#### [REQUIREMENTS]
Write out each line exactly as it stands, please.

#### [SUPPLIED MATERIAL]
********************

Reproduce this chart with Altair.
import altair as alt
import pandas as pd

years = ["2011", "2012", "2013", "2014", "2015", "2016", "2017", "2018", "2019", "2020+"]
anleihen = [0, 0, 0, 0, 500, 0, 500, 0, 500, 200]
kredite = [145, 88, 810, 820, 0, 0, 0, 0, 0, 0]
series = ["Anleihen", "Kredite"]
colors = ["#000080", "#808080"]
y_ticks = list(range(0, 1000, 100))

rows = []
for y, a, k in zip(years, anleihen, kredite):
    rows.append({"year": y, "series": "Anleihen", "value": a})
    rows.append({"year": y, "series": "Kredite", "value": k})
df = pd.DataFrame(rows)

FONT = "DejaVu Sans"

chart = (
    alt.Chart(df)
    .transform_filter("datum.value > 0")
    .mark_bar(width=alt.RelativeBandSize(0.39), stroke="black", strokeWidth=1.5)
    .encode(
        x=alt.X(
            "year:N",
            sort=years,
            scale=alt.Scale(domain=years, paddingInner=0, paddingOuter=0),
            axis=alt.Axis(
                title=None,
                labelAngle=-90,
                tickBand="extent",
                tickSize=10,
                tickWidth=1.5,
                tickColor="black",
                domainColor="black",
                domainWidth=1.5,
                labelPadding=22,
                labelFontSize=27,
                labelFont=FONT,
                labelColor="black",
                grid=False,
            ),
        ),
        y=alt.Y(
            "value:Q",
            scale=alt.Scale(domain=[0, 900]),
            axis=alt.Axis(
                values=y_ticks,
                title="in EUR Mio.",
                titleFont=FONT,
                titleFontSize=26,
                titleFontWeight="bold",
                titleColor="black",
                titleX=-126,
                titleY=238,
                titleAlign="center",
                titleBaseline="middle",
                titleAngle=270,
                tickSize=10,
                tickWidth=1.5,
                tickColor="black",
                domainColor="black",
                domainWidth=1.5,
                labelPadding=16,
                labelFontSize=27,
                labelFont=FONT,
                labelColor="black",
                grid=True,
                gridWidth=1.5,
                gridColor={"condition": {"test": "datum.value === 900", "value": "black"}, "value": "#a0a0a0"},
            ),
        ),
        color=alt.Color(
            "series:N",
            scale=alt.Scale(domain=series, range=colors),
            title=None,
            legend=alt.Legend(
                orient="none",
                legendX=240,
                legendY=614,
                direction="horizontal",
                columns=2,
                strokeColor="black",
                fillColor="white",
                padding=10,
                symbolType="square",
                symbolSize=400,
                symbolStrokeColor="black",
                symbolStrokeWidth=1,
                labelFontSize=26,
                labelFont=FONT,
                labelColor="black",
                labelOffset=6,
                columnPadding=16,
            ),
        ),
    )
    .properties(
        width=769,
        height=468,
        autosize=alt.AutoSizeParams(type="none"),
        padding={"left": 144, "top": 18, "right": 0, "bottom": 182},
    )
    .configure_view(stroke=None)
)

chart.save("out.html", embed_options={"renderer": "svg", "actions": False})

********************

#### [FULL ANSWER]
Reproduce this chart with Altair.
import altair as alt
import pandas as pd

years = ["2011", "2012", "2013", "2014", "2015", "2016", "2017", "2018", "2019", "2020+"]
anleihen = [0, 0, 0, 0, 500, 0, 500, 0, 500, 200]
kredite = [145, 88, 810, 820, 0, 0, 0, 0, 0, 0]
series = ["Anleihen", "Kredite"]
colors = ["#000080", "#808080"]
y_ticks = list(range(0, 1000, 100))

rows = []
for y, a, k in zip(years, anleihen, kredite):
    rows.append({"year": y, "series": "Anleihen", "value": a})
    rows.append({"year": y, "series": "Kredite", "value": k})
df = pd.DataFrame(rows)

FONT = "DejaVu Sans"

chart = (
    alt.Chart(df)
    .transform_filter("datum.value > 0")
    .mark_bar(width=alt.RelativeBandSize(0.39), stroke="black", strokeWidth=1.5)
    .encode(
        x=alt.X(
            "year:N",
            sort=years,
            scale=alt.Scale(domain=years, paddingInner=0, paddingOuter=0),
            axis=alt.Axis(
                title=None,
                labelAngle=-90,
                tickBand="extent",
                tickSize=10,
                tickWidth=1.5,
                tickColor="black",
                domainColor="black",
                domainWidth=1.5,
                labelPadding=22,
                labelFontSize=27,
                labelFont=FONT,
                labelColor="black",
                grid=False,
            ),
        ),
        y=alt.Y(
            "value:Q",
            scale=alt.Scale(domain=[0, 900]),
            axis=alt.Axis(
                values=y_ticks,
                title="in EUR Mio.",
                titleFont=FONT,
                titleFontSize=26,
                titleFontWeight="bold",
                titleColor="black",
                titleX=-126,
                titleY=238,
                titleAlign="center",
                titleBaseline="middle",
                titleAngle=270,
                tickSize=10,
                tickWidth=1.5,
                tickColor="black",
                domainColor="black",
                domainWidth=1.5,
                labelPadding=16,
                labelFontSize=27,
                labelFont=FONT,
                labelColor="black",
                grid=True,
                gridWidth=1.5,
                gridColor={"condition": {"test": "datum.value === 900", "value": "black"}, "value": "#a0a0a0"},
            ),
        ),
        color=alt.Color(
            "series:N",
            scale=alt.Scale(domain=series, range=colors),
            title=None,
            legend=alt.Legend(
                orient="none",
                legendX=240,
                legendY=614,
                direction="horizontal",
                columns=2,
                strokeColor="black",
                fillColor="white",
                padding=10,
                symbolType="square",
                symbolSize=400,
                symbolStrokeColor="black",
                symbolStrokeWidth=1,
                labelFontSize=26,
                labelFont=FONT,
                labelColor="black",
                labelOffset=6,
                columnPadding=16,
            ),
        ),
    )
    .properties(
        width=769,
        height=468,
        autosize=alt.AutoSizeParams(type="none"),
        padding={"left": 144, "top": 18, "right": 0, "bottom": 182},
    )
    .configure_view(stroke=None)
)

chart.save("out.html", embed_options={"renderer": "svg", "actions": False})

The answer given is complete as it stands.